Road to electrification – Chinese automakers lead the way
According to Goldman Sachs, electric vehicles could make up as much as nearly half of global car sales by 2035. It is no secret to common folks that electric vehicles are expected to be a norm going forward. The global electric vehicle market is experiencing growth due to change in customer preference where customers are becoming more conscious of their ecological footprint and are opting for greener transportation options. Governments across the globe are offering subsidies, tax benefits, and other incentives to encourage consumers to switch to electric cars. Hence the rush to go green.
According to a statistic, more than one in three new car registrations in China was electric in 2023, over one in five in Europe, and one in ten in the United States. Even though the outlook seems optimistic, the road to electrification has its own hurdles to be overcome. Large investments are needed in all areas of the battery supply chain and companies able to make these investments as well as adjust their sales model are faring well in this race. According to a 2024 study, BYD a Chinese brand is the front runner in the EV sales race, followed closely by US-based Tesla and Wuling Motors, another Chinese brand, in third place. The race seems to be dominated by China with 4 Chinese OEMs featuring in the top 5 EV brands.
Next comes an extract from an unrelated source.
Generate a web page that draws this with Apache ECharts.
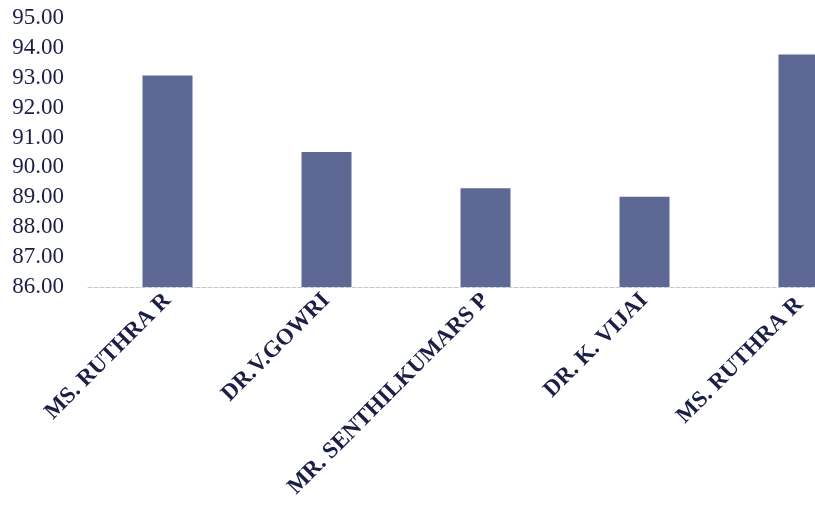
<!DOCTYPE html>
<html><head><meta charset="utf-8">
<script src="https://cdn.jsdelivr.net/npm/echarts@6/dist/echarts.min.js"></script>
<style>html,body{margin:0;padding:0;background:#fff}#c{width:815px;height:514px}</style>
</head><body><div id="c"></div>
<script>
const categories = ["MS. RUTHRA R", "DR.V.GOWRI", "MR. SENTHILKUMARS P", "DR. K. VIJAI", "MS. RUTHRA R "];
const values = [93.08, 90.52, 89.30, 89.02, 93.78];
const yTicks = { min: 86, max: 95, interval: 1 };

const chart = echarts.init(document.getElementById('c'));
chart.setOption({
  backgroundColor: '#ffffff',
  animation: false,
  grid: { left: 88, top: 18, width: 795, height: 269, containLabel: false, outerBoundsMode: 'none' },
  xAxis: {
    type: 'category',
    data: categories,
    axisLine: { show: true, lineStyle: { color: '#c8c8c8', type: 'dashed', width: 1 } },
    axisTick: { show: false },
    axisLabel: {
      interval: 0,
      rotate: 45,
      margin: 10,
      fontFamily: 'Liberation Serif',
      fontWeight: 'bold',
      fontSize: 23,
      color: '#1b1f45'
    }
  },
  yAxis: {
    type: 'value',
    min: yTicks.min,
    max: yTicks.max,
    interval: yTicks.interval,
    axisLine: { show: false },
    axisTick: { show: false },
    splitLine: { show: false },
    axisLabel: {
      margin: 24,
      fontFamily: 'Liberation Serif',
      fontSize: 23,
      color: '#1b1f45',
      formatter: v => v.toFixed(2)
    }
  },
  series: [{
    type: 'bar',
    data: values,
    barWidth: 50,
    itemStyle: { color: '#5d6894' }
  }]
});
</script></body></html>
Thanks to their low labour rates, healthy government subsidies and more favorable battery costs, allows the Chinese OEMs to offer lower prices than their European counterparts.
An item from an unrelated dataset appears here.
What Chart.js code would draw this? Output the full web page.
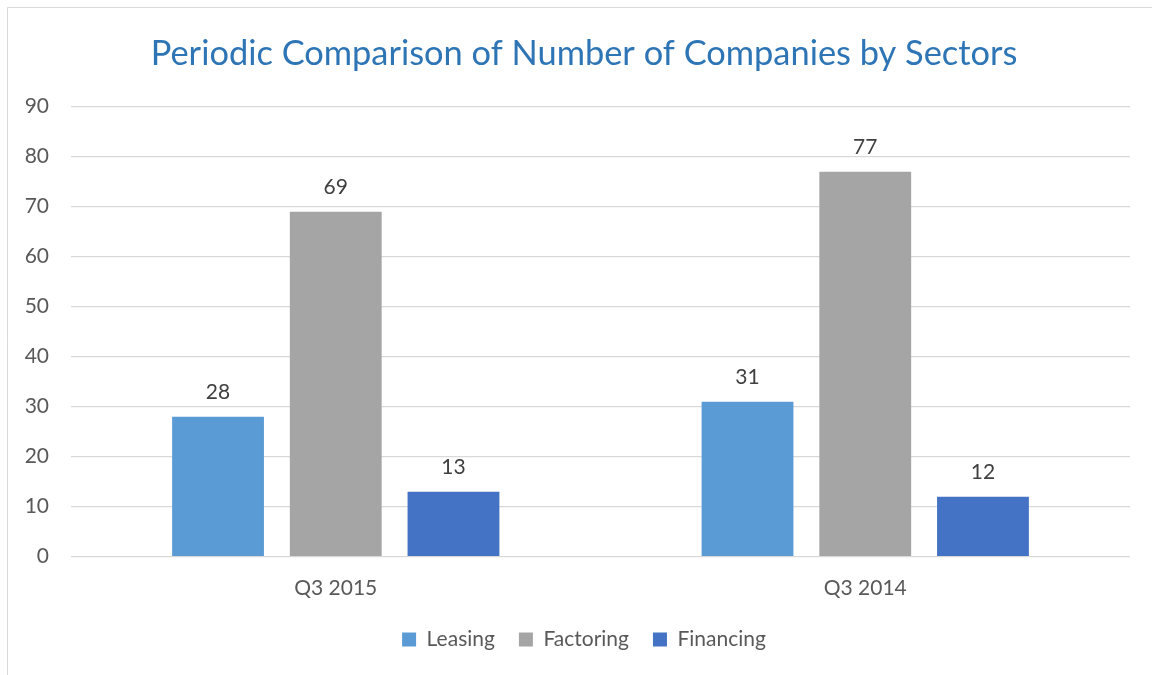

Hence, traditional auto makers are also making strides towards electrification targets and announcing investments to claim a slice of the growing pie. In Dec 2024, the industry woke up to the news of two auto behemoths entering a $60 billion merger – Nissan and Honda, with the sole agenda to compete with Chinese automakers in the electric vehicle market. It presented an opportunity for both parties to be able to share development costs as well as harness each other’s strengths to create a robust portfolio of electric vehicles. But as of Feb 2025, the talks of integrations have hit the brakes with Honda pushing for aggressive cost cuts, even attempting to make Nissan a subsidiary, with some industry experts terming it as a ‘near-hostile strategy’.
It is a classic case of history repeats itself in the industry where companies’ priorities shift and diverge. For example, Ford and Volkswagen teamed up in 2020 to work on EV and autonomous driving however they shut down the collaboration soon. The same year, Honda partnered with GM to sell two models of electric cars but have decided not to expand their partnership beyond the said models.
Meanwhile China is upping its ante in the game, with EV maker BYD adding advanced driver-assistance system for most of its models at no additional cost and further plans to integrate DeepSeek - AI chatbot in its models. Wuling motors is aggressively expanding its footprint in countries across Asia. For an industry observer, the stark difference in the electrified driving styles stands out between the Chinese and non-chinese players. Chinese are addressing customer issues that stand in their way of opting or transitioning to EVs, from battery range to vehicle cost and charging infrastructure to compelling features, while their global counter parts, barring Tesla, are yet to fully figure out a manageable and sustainable approach to EV production.